Pero esa no fue la primera obra en la que Leñero desarrolló historias deportivas para los entarimados, pues ya en 1985 había llevado a escena Pelearán diez rounds en el teatro Wilberto Cantón del Distrito Federal.

“En esa obra participaron el boxeador José Pipino Cuevas y José Alonso. El primero incluso le fracturó una costilla a Alonso. Yo creo que en algún momento se enojó por algún engreimiento de este muchacho y le metió un gancho sólido, y le fracturó las costillas. Se acabaron las funciones”, recuerda De la Torre.

Aun cuando este amigo de años de Leñero asegura que la relación del cronista con los boxeadores fue limitada, el director de escena Gabriel Pascal recuerda la ocasión en que Leñero personalmente buscó al ex campeón mundial de boxeo Mantequilla Nápoles en el Hipódromo de las Américas, donde este trabajaba, en las cuadras, para ganarse la vida alejado del ring. El retiro lo había arrojado sin un centavo en el bolsillo y Leñero lo sabía.

El autor de Los albañiles tenía también a sus autores favoritos y los mencionaba como parte de una colección imperdible de periodistas a secas y amantes del deporte: Norman Mailer, Truman Capote y Paul Auster, por la tradición norteamericana, pero también el aporte de Juan Villoro para asegurar el maridaje entre la literatura y el deporte.
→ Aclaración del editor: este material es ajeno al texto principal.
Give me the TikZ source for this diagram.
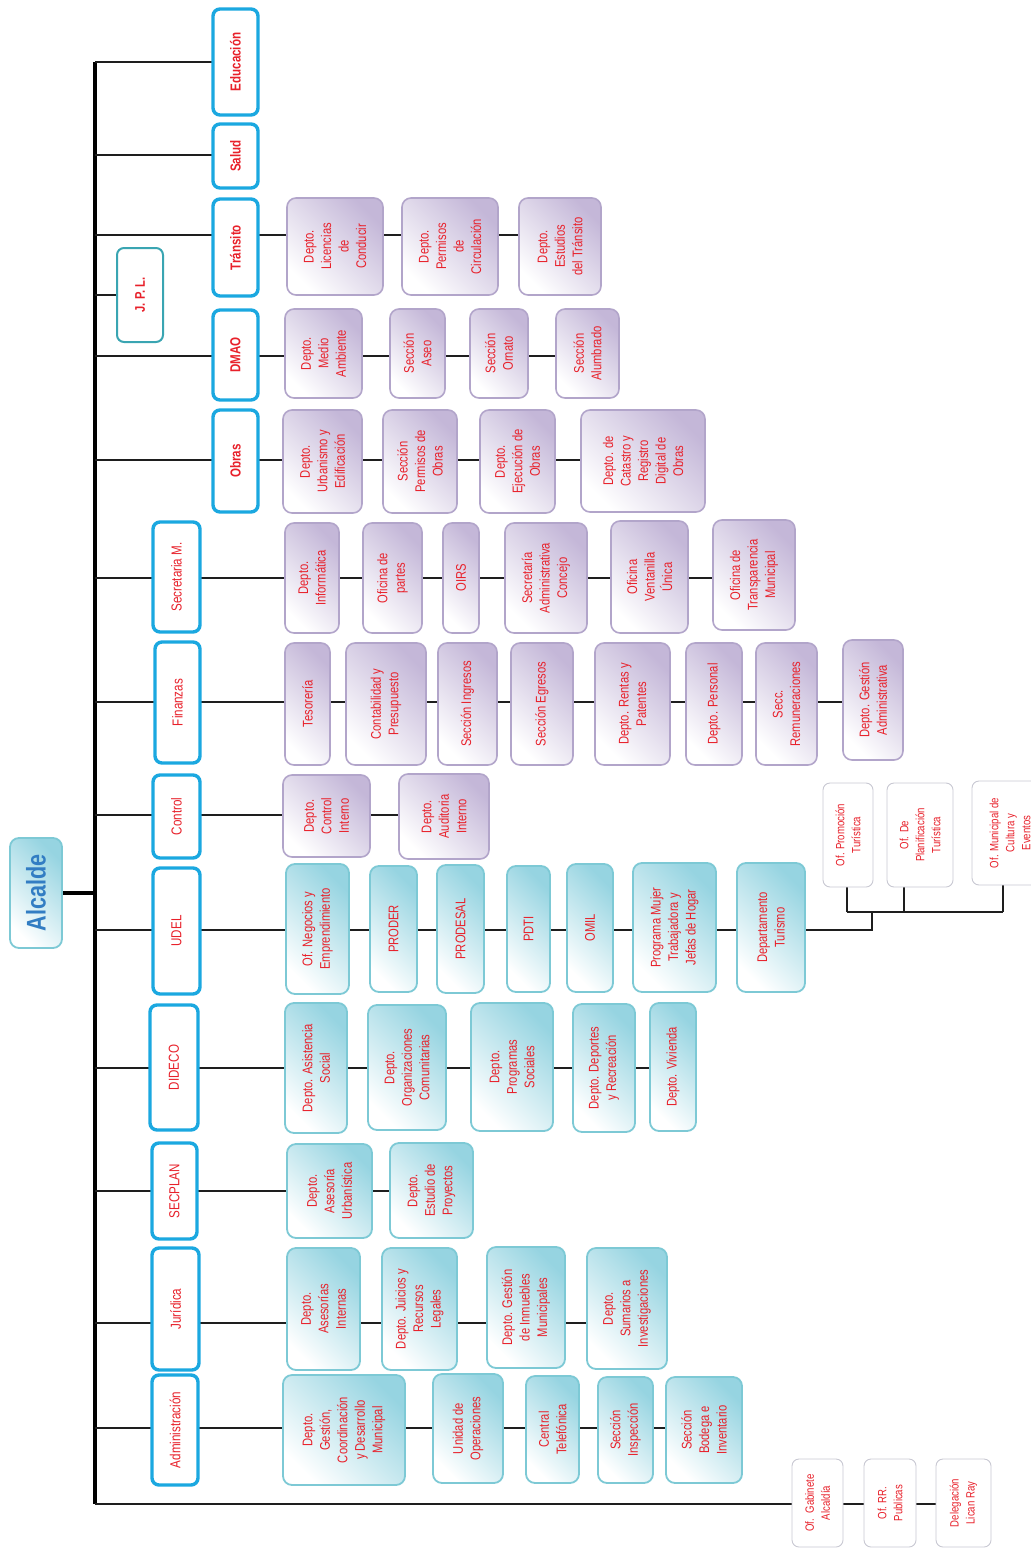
\documentclass[tikz,border=0pt]{standalone}
\usepackage{fontspec}
\newfontfamily\nf{Liberation Sans}[FakeStretch=0.8]
\usetikzlibrary{backgrounds}
\definecolor{tred}{RGB}{232,32,42}
\definecolor{mainc}{RGB}{27,168,224}
\definecolor{jplc}{RGB}{58,165,178}
\definecolor{pbord}{RGB}{178,165,202}
\definecolor{pdark}{RGB}{196,183,216}
\definecolor{cbord}{RGB}{125,201,213}
\definecolor{cdark}{RGB}{150,212,225}
\definecolor{wbord}{RGB}{200,200,210}
\definecolor{lnc}{RGB}{30,30,30}
\definecolor{alc}{RGB}{50,125,195}
\newcommand\bx[7]{\node[#2, rotate=90, minimum width={(#6-#4)*1pt}, minimum height={(#5-#3)*1pt}] (#1) at ({(#3+#5)/2},{(#4+#6)/2}) {#7};}
\begin{document}
\begin{tikzpicture}[x=1pt,y=-1pt,
  base/.style={rounded corners=9pt, inner sep=1pt, align=center, text=tred, font=\nf\fontsize{14}{17.5}\selectfont},
  pbox/.style={base, draw=pbord, line width=1.6pt, left color=white, right color=pdark, shading angle=135},
  cbox/.style={base, draw=cbord, line width=1.8pt, left color=white, right color=cdark, shading angle=135},
  wbox/.style={base, draw=wbord, line width=0.9pt, fill=white, rounded corners=7pt, font=\nf\fontsize{12}{16}\selectfont},
  mainb/.style={base, draw=mainc, line width=3.4pt, fill=white, rounded corners=7pt, font=\nf\fontsize{14.5}{17}\selectfont\bfseries},
  mainn/.style={base, draw=mainc, line width=3.4pt, fill=white, rounded corners=7pt, font=\nf\fontsize{14.5}{17}\selectfont},
  jplb/.style={base, draw=jplc, line width=2pt, fill=white, rounded corners=7pt, font=\nf\fontsize{14}{17}\selectfont\bfseries},
  alcb/.style={base, draw=cbord, line width=1.8pt, left color=white, right color=cdark, shading angle=135, text=alc, font=\nf\fontsize{27}{30}\selectfont\bfseries},
  br/.style={draw=lnc, line width=1.5pt},
  sr/.style={draw=lnc, line width=2pt},
  brk/.style={draw=lnc, line width=2.3pt},
  spine/.style={draw=black, line width=4pt}
]
\useasboundingbox (0,0) rectangle (1030,1549);
% main level
\bx{edu}{mainb}{213}{9}{258}{115}{Educación}
\bx{sal}{mainb}{213}{124}{258}{188}{Salud}
\bx{tra}{mainb}{213}{199}{258}{296}{Tránsito}
\bx{jpl}{jplb}{117}{248}{163}{342}{J. P. L.}
\bx{dma}{mainb}{213}{310}{258}{400}{DMAO}
\bx{obr}{mainb}{213}{410}{258}{512}{Obras}
\bx{sec}{mainn}{153}{522}{200}{632}{Secretaria M.}
\bx{fin}{mainn}{155}{642}{200}{763}{Finanzas}
\bx{con}{mainn}{153}{775}{200}{858}{Control}
\bx{ude}{mainn}{153}{868}{200}{994}{UDEL}
\bx{did}{mainn}{150}{1005}{198}{1130}{DIDECO}
\bx{spl}{mainn}{152}{1143}{197}{1239}{SECPLAN}
\bx{jur}{mainn}{152}{1248}{199}{1370}{Jurídica}
\bx{adm}{mainn}{152}{1375}{198}{1485}{Administración}
\bx{alc}{alcb}{10}{838}{62}{948}{Alcalde}
% Transito
\bx{lic}{pbox}{287}{198}{383}{295}{Depto.\\Licencias\\de\\Conducir}
\bx{pci}{pbox}{402}{198}{498}{295}{Depto.\\Permisos\\de\\Circulación}
\bx{etr}{pbox}{519}{198}{601}{295}{Depto.\\Estudios\\del Tránsito}
% DMAO
\bx{mam}{pbox}{285}{309}{362}{398}{Depto.\\Medio\\Ambiente}
\bx{ase}{pbox}{390}{309}{445}{398}{Sección\\Aseo}
\bx{orn}{pbox}{470}{309}{528}{398}{Sección\\Ornato}
\bx{alu}{pbox}{556}{309}{619}{398}{Sección\\Alumbrado}
% Obras
\bx{urb}{pbox}{283}{410}{362}{513}{Depto.\\Urbanismo y\\Edificación}
\bx{pob}{pbox}{383}{410}{457}{513}{Sección\\Permisos de\\Obras}
\bx{eje}{pbox}{480}{410}{555}{513}{Depto.\\Ejecución de\\Obras}
\bx{cat}{pbox}{581}{410}{705}{512}{Depto. de\\Catastro y\\Registro\\Digital de\\Obras}
% Secretaria
\bx{inf}{pbox}{285}{523}{339}{633}{Depto.\\Informática}
\bx{par}{pbox}{363}{523}{422}{633}{Oficina de\\partes}
\bx{oir}{pbox}{443}{523}{479}{633}{OIRS}
\bx{sac}{pbox}{505}{523}{587}{633}{Secretaría\\Administrativa\\Concejo}
\bx{ven}{pbox}{611}{521}{688}{633}{Oficina\\Ventanilla\\Única}
\bx{otm}{pbox}{713}{520}{795}{630}{Oficina de\\Transparencia\\Municipal}
% Finanzas
\bx{tes}{pbox}{285}{643}{330}{765}{Tesorería}
\bx{cpr}{pbox}{346}{643}{426}{765}{Contabilidad y\\Presupuesto}
\bx{ing}{pbox}{438}{643}{497}{765}{Sección Ingresos}
\bx{egr}{pbox}{511}{643}{573}{765}{Sección Egresos}
\bx{ren}{pbox}{595}{643}{670}{765}{Depto. Rentas y\\Patentes}
\bx{per}{pbox}{686}{643}{742}{765}{Depto. Personal}
\bx{rem}{pbox}{756}{643}{817}{765}{Secc.\\Remuneraciones}
\bx{gad}{pbox}{843}{640}{903}{760}{Depto. Gestión\\Administrativa}
% Control
\bx{cin}{pbox}{283}{775}{370}{857}{Depto.\\Control\\Interno}
\bx{aud}{pbox}{399}{774}{489}{859}{Depto.\\Auditoria\\Interno}
% UDEL
\bx{neg}{cbox}{286}{864}{349}{994}{Of. Negocios y\\Emprendimiento}
\bx{pro}{cbox}{370}{866}{417}{992}{PRODER}
\bx{psl}{cbox}{437}{865}{484}{993}{PRODESAL}
\bx{pdt}{cbox}{507}{866}{550}{992}{PDTI}
\bx{omi}{cbox}{567}{864}{613}{992}{OMIL}
\bx{pmu}{cbox}{633}{863}{716}{992}{Programa Mujer\\Trabajadora y\\Jefas de Hogar}
\bx{tur}{cbox}{737}{863}{805}{992}{Departamento\\Turismo}
\bx{prom}{wbox}{823}{783}{873}{887}{Of. Promoción\\Turística}
\bx{plan}{wbox}{887}{783}{953}{887}{Of. De\\Planificación\\Turística}
\bx{cul}{wbox}{972}{781}{1048}{885}{Of. Municipal de\\Cultura y\\Eventos}
% DIDECO
\bx{asi}{cbox}{285}{1003}{347}{1133}{Depto. Asistencia\\Social}
\bx{org}{cbox}{368}{1005}{446}{1130}{Depto.\\Organizaciones\\Comunitarias}
\bx{prs}{cbox}{471}{1003}{553}{1131}{Depto.\\Programas\\Sociales}
\bx{dep}{cbox}{573}{1004}{635}{1132}{Depto. Deportes\\y Recreación}
\bx{viv}{cbox}{650}{1003}{696}{1131}{Depto. Vivienda}
% SECPLAN
\bx{aur}{cbox}{287}{1144}{372}{1238}{Depto.\\Asesoría\\Urbanística}
\bx{epr}{cbox}{390}{1143}{473}{1238}{Depto.\\Estudio de\\Proyectos}
% Juridica
\bx{ain}{cbox}{287}{1248}{360}{1370}{Depto.\\Asesorías\\Internas}
\bx{jrl}{cbox}{382}{1248}{457}{1370}{Depto. Juicios y\\Recursos\\Legales}
\bx{gim}{cbox}{487}{1247}{565}{1368}{Depto. Gestión\\de Inmuebles\\Municipales}
\bx{sin}{cbox}{587}{1248}{667}{1369}{Depto.\\Sumarios a\\Investigaciones}
% Administracion
\bx{gcd}{cbox}{283}{1375}{405}{1485}{Depto.\\Gestión,\\Coordinación\\y Desarrollo\\Municipal}
\bx{uop}{cbox}{433}{1374}{503}{1483}{Unidad de\\Operaciones}
\bx{cte}{cbox}{526}{1376}{579}{1483}{Central\\Telefónica}
\bx{sip}{cbox}{598}{1377}{653}{1483}{Sección\\Inspección}
\bx{sbi}{cbox}{666}{1377}{742}{1483}{Sección\\Bodega e\\Inventario}
% bottom
\bx{gab}{wbox}{792}{1459}{843}{1547}{Of.~~Gabinete\\Alcaldía}
\bx{rrp}{wbox}{864}{1459}{916}{1547}{Of. RR.\\Publicas}
\bx{del}{wbox}{936}{1459}{991}{1547}{Delegación\\Lican Ray}
% connectors
\begin{scope}[on background layer]
\coordinate (redu) at (95,62);
\coordinate (rsal) at (95,155);
\coordinate (rtra) at (95,235);
\coordinate (rjpl) at (95,295);
\coordinate (rdma) at (95,356);
\coordinate (robr) at (95,460);
\coordinate (rsec) at (95,578);
\coordinate (rfin) at (95,702);
\coordinate (rcon) at (95,815);
\coordinate (rude) at (95,930);
\coordinate (rdid) at (95,1068);
\coordinate (rspl) at (95,1191);
\coordinate (rjur) at (95,1323);
\coordinate (radm) at (95,1428);
\coordinate (rbot) at (95,1504);
\draw[spine] (redu) -- (rbot);
\draw[spine] (alc.center) -- (alc.center -| redu);
\draw[br] (redu) -- (redu -| edu.center);
\draw[br] (rsal) -- (rsal -| sal.center);
\draw[br] (rtra) -- (rtra -| tra.center);
\draw[br] (rjpl) -- (rjpl -| jpl.center);
\draw[br] (rdma) -- (rdma -| dma.center);
\draw[br] (robr) -- (robr -| obr.center);
\draw[br] (rsec) -- (rsec -| sec.center);
\draw[br] (rfin) -- (rfin -| fin.center);
\draw[br] (rcon) -- (rcon -| con.center);
\draw[br] (rude) -- (rude -| ude.center);
\draw[br] (rdid) -- (rdid -| did.center);
\draw[br] (rspl) -- (rspl -| spl.center);
\draw[br] (rjur) -- (rjur -| jur.center);
\draw[br] (radm) -- (radm -| adm.center);
\draw[br] (rbot) -- (rbot -| gab.center);
\draw[sr] (rtra -| tra.center) -- (rtra -| etr.center);
\draw[sr] (rdma -| dma.center) -- (rdma -| alu.center);
\draw[sr] (robr -| obr.center) -- (robr -| cat.center);
\draw[sr] (rsec -| sec.center) -- (rsec -| otm.center);
\draw[sr] (rfin -| fin.center) -- (rfin -| gad.center);
\draw[sr] (rcon -| con.center) -- (rcon -| aud.center);
\draw[sr] (rude -| ude.center) -- (rude -| tur.center);
\draw[sr] (rdid -| did.center) -- (rdid -| viv.center);
\draw[sr] (rspl -| spl.center) -- (rspl -| epr.center);
\draw[sr] (rjur -| jur.center) -- (rjur -| sin.center);
\draw[sr] (radm -| adm.center) -- (radm -| sbi.center);
\draw[sr] (rbot -| gab.center) -- (rbot -| del.center);
% turismo bracket
\coordinate (tj) at (872,912);
\coordinate (tb1) at (847,912);
\coordinate (tb2) at (904,912);
\coordinate (tb3) at (1003,912);
\draw[brk] (rude -| tur.center) -| (tj);
\draw[brk] (tb1) -- (tb3);
\draw[brk] (tb1) -- (tb1 |- prom.center);
\draw[brk] (tb2) -- (tb2 |- plan.center);
\draw[brk] (tb3) -- (tb3 |- cul.center);
\end{scope}
\end{tikzpicture}
\end{document}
Leñero no pretendía emular a Fernando Marcos, ni a El Mago Septién, ni a Manuel Seyde. Su ritmo era el del espectador profesional, emparentado con el cronista que también fue, del que gustaba de visitar las fondas durante los sábados boxísticos para capturar las reacciones de los parroquianos, una lectura callejera, de esas que alimentan al periodista.